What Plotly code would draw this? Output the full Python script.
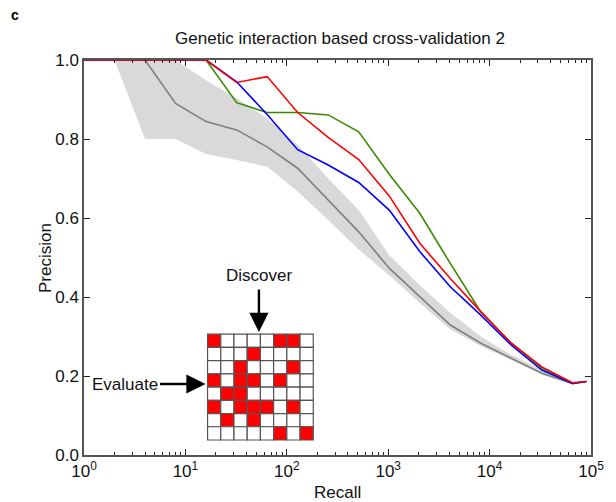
import plotly.graph_objects as go

# ---------------- data ----------------
recall = [1, 2, 4, 8, 16, 32, 64, 128, 256, 512, 1024, 2048, 4096, 8192,
          16384, 32768, 65536, 90000]

random_mean = [1.0, 1.0, 1.0, 0.89, 0.844, 0.823, 0.78, 0.726, 0.646, 0.565,
               0.473, 0.40, 0.329, 0.283, 0.245, 0.207, 0.181, 0.186]
random_upper = [1.0, 1.0, 1.0, 1.0, 0.949, 0.903, 0.852, 0.785, 0.70, 0.62,
                0.506, 0.43, 0.36, 0.30, 0.253, 0.215, 0.183, 0.187]
random_lower = [1.0, 1.0, 0.80, 0.80, 0.762, 0.747, 0.73, 0.667, 0.595, 0.52,
                0.455, 0.385, 0.318, 0.276, 0.24, 0.203, 0.178, 0.184]

green_prec = [1.0, 1.0, 1.0, 1.0, 1.0, 0.892, 0.867, 0.867, 0.861, 0.818,
              0.711, 0.612, 0.485, 0.362, 0.283, 0.22, 0.181, 0.186]
blue_prec = [1.0, 1.0, 1.0, 1.0, 1.0, 0.945, 0.862, 0.773, 0.734, 0.69,
             0.62, 0.515, 0.426, 0.354, 0.278, 0.215, 0.181, 0.186]
red_prec = [1.0, 1.0, 1.0, 1.0, 1.0, 0.943, 0.958, 0.867, 0.804, 0.748,
            0.656, 0.536, 0.447, 0.363, 0.283, 0.223, 0.183, 0.186]

x_tickvals = [1, 10, 100, 1000, 10000, 100000]
x_ticktext = ["10<sup>0</sup>", "10<sup>1</sup>", "10<sup>2</sup>",
              "10<sup>3</sup>", "10<sup>4</sup>", "10<sup>5</sup>"]
y_tickvals = [0.0, 0.2, 0.4, 0.6, 0.8, 1.0]

# inset schematic matrix (1 = red)
inset_grid = [
    [1, 0, 0, 0, 0, 1, 1, 0],
    [0, 0, 0, 1, 0, 0, 0, 0],
    [0, 0, 1, 0, 0, 0, 1, 0],
    [1, 0, 1, 1, 0, 1, 0, 0],
    [0, 1, 1, 0, 0, 0, 0, 0],
    [1, 0, 1, 1, 1, 0, 1, 0],
    [0, 1, 0, 1, 0, 0, 0, 0],
    [0, 0, 0, 0, 0, 1, 0, 1],
]

FONT = "Liberation Sans, Arial, sans-serif"

fig = go.Figure()

# random band
fig.add_trace(go.Scatter(x=recall, y=random_upper, mode="lines",
                         line=dict(width=0, color="#d9d9d9"),
                         hoverinfo="skip", showlegend=False))
fig.add_trace(go.Scatter(x=recall, y=random_lower, mode="lines",
                         line=dict(width=0, color="#d9d9d9"),
                         fill="tonexty", fillcolor="#d9d9d9",
                         hoverinfo="skip", showlegend=False))
fig.add_trace(go.Scatter(x=recall, y=random_mean, mode="lines",
                         line=dict(width=1.6, color="#7f7f7f"),
                         showlegend=False))
fig.add_trace(go.Scatter(x=recall, y=green_prec, mode="lines",
                         line=dict(width=1.6, color="#3a8a00"),
                         showlegend=False))
fig.add_trace(go.Scatter(x=recall, y=blue_prec, mode="lines",
                         line=dict(width=1.6, color="#0000ff"),
                         showlegend=False))
fig.add_trace(go.Scatter(x=recall, y=red_prec, mode="lines",
                         line=dict(width=1.6, color="#ff0000"),
                         showlegend=False))

# minor ticks 2..9 per decade
minor_vals = [m * 10 ** d for d in range(0, 5) for m in range(2, 10)]

fig.update_xaxes(type="log", range=[0, 5], tickvals=x_tickvals, ticktext=x_ticktext,
                 ticks="inside", ticklen=6, tickcolor="#222", showgrid=False,
                 zeroline=False, showline=True, linecolor="#555", linewidth=1.5,
                 mirror="ticks",
                 minor=dict(ticks="inside", ticklen=3, tickvals=minor_vals,
                            tickcolor="#222", showgrid=False),
                 tickfont=dict(family=FONT, size=17, color="#111"))
fig.update_yaxes(range=[0, 1], tickvals=y_tickvals, tickformat=".1f",
                 ticks="inside", ticklen=6, tickcolor="#222", showgrid=False,
                 zeroline=False, showline=True, linecolor="#555", linewidth=1.5,
                 mirror="ticks",
                 tickfont=dict(family=FONT, size=17, color="#111"))

# inset grid drawn as shapes in paper coordinates
gx0, gx1 = 0.2437, 0.4522
gy0, gy1 = 0.038, 0.306
n = len(inset_grid)
cw = (gx1 - gx0) / n
ch = (gy1 - gy0) / n
shapes = []
for r, row in enumerate(inset_grid):
    for c, v in enumerate(row):
        shapes.append(dict(type="rect", xref="paper", yref="paper",
                           x0=gx0 + c * cw, x1=gx0 + (c + 1) * cw,
                           y0=gy1 - (r + 1) * ch, y1=gy1 - r * ch,
                           fillcolor="#ff0000" if v else "#ffffff",
                           line=dict(color="#555", width=1.2), layer="above"))
fig.update_layout(shapes=shapes)

annotations = [
    dict(text="<b>c</b>", xref="paper", yref="paper", x=-0.136, y=1.114,
         xanchor="center", yanchor="middle",
         showarrow=False, font=dict(family=FONT, size=14, color="#000")),
    dict(text="Precision", xref="paper", yref="paper", x=-0.076, y=0.5,
         xanchor="center", yanchor="middle",
         textangle=-90, showarrow=False, font=dict(family=FONT, size=17, color="#111")),
    dict(text="Recall", xref="paper", yref="paper", x=0.5, y=-0.094,
         xanchor="center", yanchor="middle",
         showarrow=False, font=dict(family=FONT, size=17, color="#111")),
    dict(text="Discover", xref="paper", yref="paper", x=(261 - 84) / 513,
         y=(455 - 275) / 395, xanchor="center", yanchor="middle", showarrow=False,
         font=dict(family=FONT, size=17, color="#111")),
    dict(text="Evaluate", xref="paper", yref="paper", x=(125 - 84) / 513,
         y=(455 - 384) / 395, xanchor="center", yanchor="middle", showarrow=False,
         font=dict(family=FONT, size=17, color="#111")),
    # arrows
    dict(text="", xref="paper", yref="paper", x=(261 - 84) / 513,
         y=(455 - 332) / 395, ax=0, ay=-44, showarrow=True, arrowhead=2,
         arrowsize=1.6, arrowwidth=2.4, arrowcolor="#000"),
    dict(text="", xref="paper", yref="paper", x=(207 - 84) / 513,
         y=(455 - 384) / 395, ax=-47, ay=0, showarrow=True, arrowhead=2,
         arrowsize=1.6, arrowwidth=2.4, arrowcolor="#000"),
]
fig.update_layout(annotations=annotations)

fig.update_layout(
    width=616, height=502,
    margin=dict(l=84, r=19, t=60, b=47),
    paper_bgcolor="white", plot_bgcolor="white",
    title=dict(text="Genetic interaction based cross-validation 2",
               x=340 / 616, xanchor="center", y=1 - 38 / 502, yanchor="middle",
               font=dict(family=FONT, size=17, color="#111")),
    showlegend=False,
)

fig.write_html("out.html")
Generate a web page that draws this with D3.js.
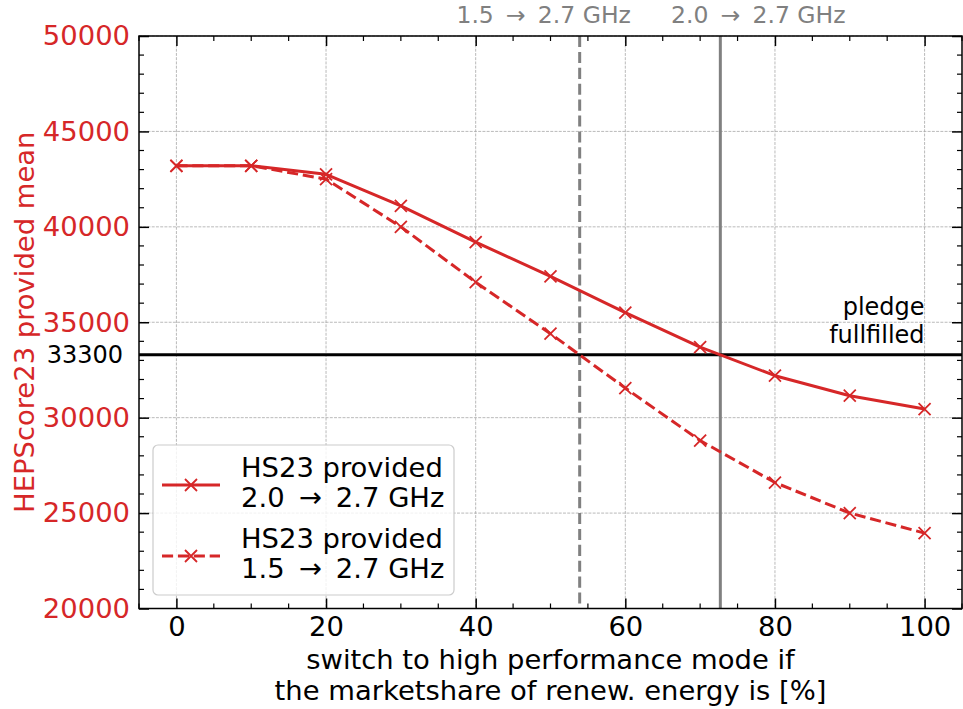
<!DOCTYPE html>
<html>
<head>
<meta charset="utf-8">
<script src="https://cdn.jsdelivr.net/npm/d3@7"></script>
<style>
  html, body { margin: 0; padding: 0; background: #fff; }
  svg { display: block; font-family: "DejaVu Sans", sans-serif; }
</style>
</head>
<body>
<svg id="chart" width="963" height="709"></svg>
<script>
// Share of renewable energy at which the switch happens [%]
const shares = [0, 10, 20, 30, 40, 50, 60, 70, 80, 90, 100];
// HS23 provided, base frequency 2.0 GHz boosted to 2.7 GHz
const hs23From20 = [43200, 43200, 42750, 41100, 39200, 37400, 35500, 33700, 32200, 31150, 30450];
// HS23 provided, base frequency 1.5 GHz boosted to 2.7 GHz
const hs23From15 = [43200, 43200, 42500, 40000, 37100, 34400, 31550, 28800, 26600, 25000, 23950];
const seriesLabels = [["HS23 provided", "2.0 \u2009\u2192\u2009 2.7 GHz"], ["HS23 provided", "1.5 \u2009\u2192\u2009 2.7 GHz"]];
// Pledge level and the shares where each scenario meets it
const pledge = 33300;
const crossings = [53.9, 72.7];
const crossingLabels = ["1.5 \u2009\u2192\u2009 2.7 GHz", "2.0 \u2009\u2192\u2009 2.7 GHz"];
const xTicks = [0, 20, 40, 60, 80, 100];
const yTicks = [20000, 25000, 30000, 35000, 40000, 45000, 50000];

(function () {
const RED = "#d62728";
const GRAY = "#808080";
const FS = 27.4;
const svg = d3.select("#chart");

const pLeft = 139, pRight = 962, pTop = 36, pBottom = 608.5;
const x = d3.scaleLinear().domain([-5, 105]).range([pLeft, pRight]);
const y = d3.scaleLinear().domain([20000, 50000]).range([pBottom, pTop]);

svg.append("defs").append("clipPath").attr("id", "plotclip")
  .append("rect").attr("x", pLeft).attr("y", pTop).attr("width", pRight - pLeft).attr("height", pBottom - pTop);

// Grid
const grid = svg.append("g").attr("stroke", "#a8a8a8").attr("stroke-width", 0.8).attr("stroke-dasharray", "2.96,1.28");
grid.selectAll("line.gx").data(xTicks).join("line").attr("class", "gx")
  .attr("x1", d => x(d)).attr("x2", d => x(d)).attr("y1", pTop).attr("y2", pBottom);
grid.selectAll("line.gy").data(yTicks).join("line").attr("class", "gy")
  .attr("x1", pLeft).attr("x2", pRight).attr("y1", d => y(d)).attr("y2", d => y(d));

const plot = svg.append("g").attr("clip-path", "url(#plotclip)");

// Crossing markers (vertical lines)
plot.selectAll("line.vline").data(crossings).join("line").attr("class", "vline")
  .attr("x1", d => x(d)).attr("x2", d => x(d)).attr("y1", pTop).attr("y2", pBottom)
  .attr("stroke", GRAY).attr("stroke-width", 3)
  .attr("stroke-dasharray", (d, i) => i === 0 ? "11.1,4.8" : null);

// Pledge line
plot.append("line").attr("x1", pLeft).attr("x2", pRight).attr("y1", y(pledge)).attr("y2", y(pledge))
  .attr("stroke", "#000").attr("stroke-width", 3);

// Series
const line = d3.line().x((d, i) => x(shares[i])).y(d => y(d));
const series = [hs23From20, hs23From15];
const dashes = [null, "11.1,4.8"];
function crossMark(g, cx, cy) {
  const s = 6;
  g.append("path").attr("d", `M${cx - s},${cy - s}L${cx + s},${cy + s}M${cx - s},${cy + s}L${cx + s},${cy - s}`)
    .attr("stroke", RED).attr("stroke-width", 1.8).attr("fill", "none");
}
series.forEach((vals, k) => {
  plot.append("path").datum(vals).attr("d", line)
    .attr("fill", "none").attr("stroke", RED).attr("stroke-width", 3)
    .attr("stroke-dasharray", dashes[k]).attr("stroke-linejoin", "round");
  const mg = plot.append("g");
  vals.forEach((v, i) => crossMark(mg, x(shares[i]), y(v)));
});

// Axes with inward ticks on all sides
const xAxisB = d3.axisBottom(x).tickValues(xTicks).tickSize(-10).tickPadding(8).tickFormat(d3.format("d"));
const xAxisT = d3.axisTop(x).tickValues(xTicks).tickSize(-10).tickFormat("");
const yAxisL = d3.axisLeft(y).tickValues(yTicks).tickSize(-10).tickPadding(9).tickFormat(d3.format("d"));
const yAxisR = d3.axisRight(y).tickValues(yTicks).tickSize(-10).tickFormat("");
const xMinor = d3.range(-5, 106, 5).filter(v => !xTicks.includes(v));
const yMinor = d3.range(20000, 50001, 1000).filter(v => !yTicks.includes(v));

function styleAxis(g) {
  g.select(".domain").remove();
  g.selectAll(".tick line").attr("stroke", "#000").attr("stroke-width", 1.5);
}
const gB = svg.append("g").attr("transform", `translate(0,${pBottom})`).call(xAxisB).call(styleAxis);
gB.selectAll("text").attr("font-size", FS).attr("fill", "#000").attr("font-family", "DejaVu Sans");
svg.append("g").attr("transform", `translate(0,${pTop})`).call(xAxisT).call(styleAxis);
const gL = svg.append("g").attr("transform", `translate(${pLeft},0)`).call(yAxisL).call(styleAxis);
gL.selectAll("text").attr("font-size", FS).attr("fill", RED).attr("font-family", "DejaVu Sans");
svg.append("g").attr("transform", `translate(${pRight},0)`).call(yAxisR).call(styleAxis);

// Minor ticks
const minor = svg.append("g").attr("stroke", "#000").attr("stroke-width", 1.2);
xMinor.forEach(v => {
  minor.append("line").attr("x1", x(v)).attr("x2", x(v)).attr("y1", pBottom).attr("y2", pBottom - 5);
  minor.append("line").attr("x1", x(v)).attr("x2", x(v)).attr("y1", pTop).attr("y2", pTop + 5);
});
yMinor.forEach(v => {
  minor.append("line").attr("x1", pLeft).attr("x2", pLeft + 5).attr("y1", y(v)).attr("y2", y(v));
  minor.append("line").attr("x1", pRight).attr("x2", pRight - 5).attr("y1", y(v)).attr("y2", y(v));
});

// Frame
svg.append("rect").attr("x", pLeft).attr("y", pTop).attr("width", pRight - pLeft).attr("height", pBottom - pTop)
  .attr("fill", "none").attr("stroke", "#000").attr("stroke-width", 1.5);

// Pledge annotations
svg.append("text").attr("x", pLeft - 16).attr("y", y(pledge) + 8).attr("text-anchor", "end")
  .attr("font-size", 24).attr("fill", "#000").text(d3.format("d")(pledge));
const pl = svg.append("text").attr("text-anchor", "end").attr("font-size", 24).attr("fill", "#000");
pl.append("tspan").attr("x", x(100)).attr("y", 315).text("pledge");
pl.append("tspan").attr("x", x(100)).attr("y", 343).text("fullfilled");

// Crossing labels above the frame
const labelOffsets = [-36, 38];
crossings.forEach((c, i) => {
  svg.append("text").attr("x", x(c) + labelOffsets[i]).attr("y", 23).attr("text-anchor", "middle")
    .attr("font-size", 23.5).attr("fill", GRAY).text(crossingLabels[i]);
});

// Axis titles
const xt = svg.append("text").attr("text-anchor", "middle").attr("font-size", FS).attr("fill", "#000");
xt.append("tspan").attr("x", (pLeft + pRight) / 2).attr("y", 669).text("switch to high performance mode if");
xt.append("tspan").attr("x", (pLeft + pRight) / 2).attr("y", 700).text("the marketshare of renew. energy is [%]");
svg.append("text").attr("transform", `translate(34,${(pTop + pBottom) / 2}) rotate(-90)`)
  .attr("text-anchor", "middle").attr("font-size", FS).attr("fill", RED).text("HEPScore23 provided mean");

// Legend
const lg = svg.append("g");
lg.append("rect").attr("x", 153).attr("y", 445).attr("width", 301).attr("height", 150).attr("rx", 5)
  .attr("fill", "#fff").attr("fill-opacity", 0.8).attr("stroke", "#cccccc").attr("stroke-width", 1.2);
const rowY = [485, 556];
seriesLabels.forEach((lab, k) => {
  lg.append("line").attr("x1", 162).attr("x2", 220).attr("y1", rowY[k]).attr("y2", rowY[k])
    .attr("stroke", RED).attr("stroke-width", 3).attr("stroke-dasharray", dashes[k]);
  crossMark(lg, 191, rowY[k]);
  const t = lg.append("text").attr("font-size", FS).attr("fill", "#000");
  t.append("tspan").attr("x", 241).attr("y", rowY[k] - 8).text(lab[0]);
  t.append("tspan").attr("x", 241).attr("y", rowY[k] + 22).text(lab[1]);
});
})();
</script>
</body>
</html>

········

## What you have to do
Return, please, the exact lines from the beginning of the entries above through the line containing "0.455, 0.385, 0.318, 0.276, 0.24, 0.203, 0.178, 0.184]", both included; pictures are left out.

## Solved problem
What Plotly code would draw this? Output the full Python script.
import plotly.graph_objects as go

# ---------------- data ----------------
recall = [1, 2, 4, 8, 16, 32, 64, 128, 256, 512, 1024, 2048, 4096, 8192,
          16384, 32768, 65536, 90000]

random_mean = [1.0, 1.0, 1.0, 0.89, 0.844, 0.823, 0.78, 0.726, 0.646, 0.565,
               0.473, 0.40, 0.329, 0.283, 0.245, 0.207, 0.181, 0.186]
random_upper = [1.0, 1.0, 1.0, 1.0, 0.949, 0.903, 0.852, 0.785, 0.70, 0.62,
                0.506, 0.43, 0.36, 0.30, 0.253, 0.215, 0.183, 0.187]
random_lower = [1.0, 1.0, 0.80, 0.80, 0.762, 0.747, 0.73, 0.667, 0.595, 0.52,
                0.455, 0.385, 0.318, 0.276, 0.24, 0.203, 0.178, 0.184]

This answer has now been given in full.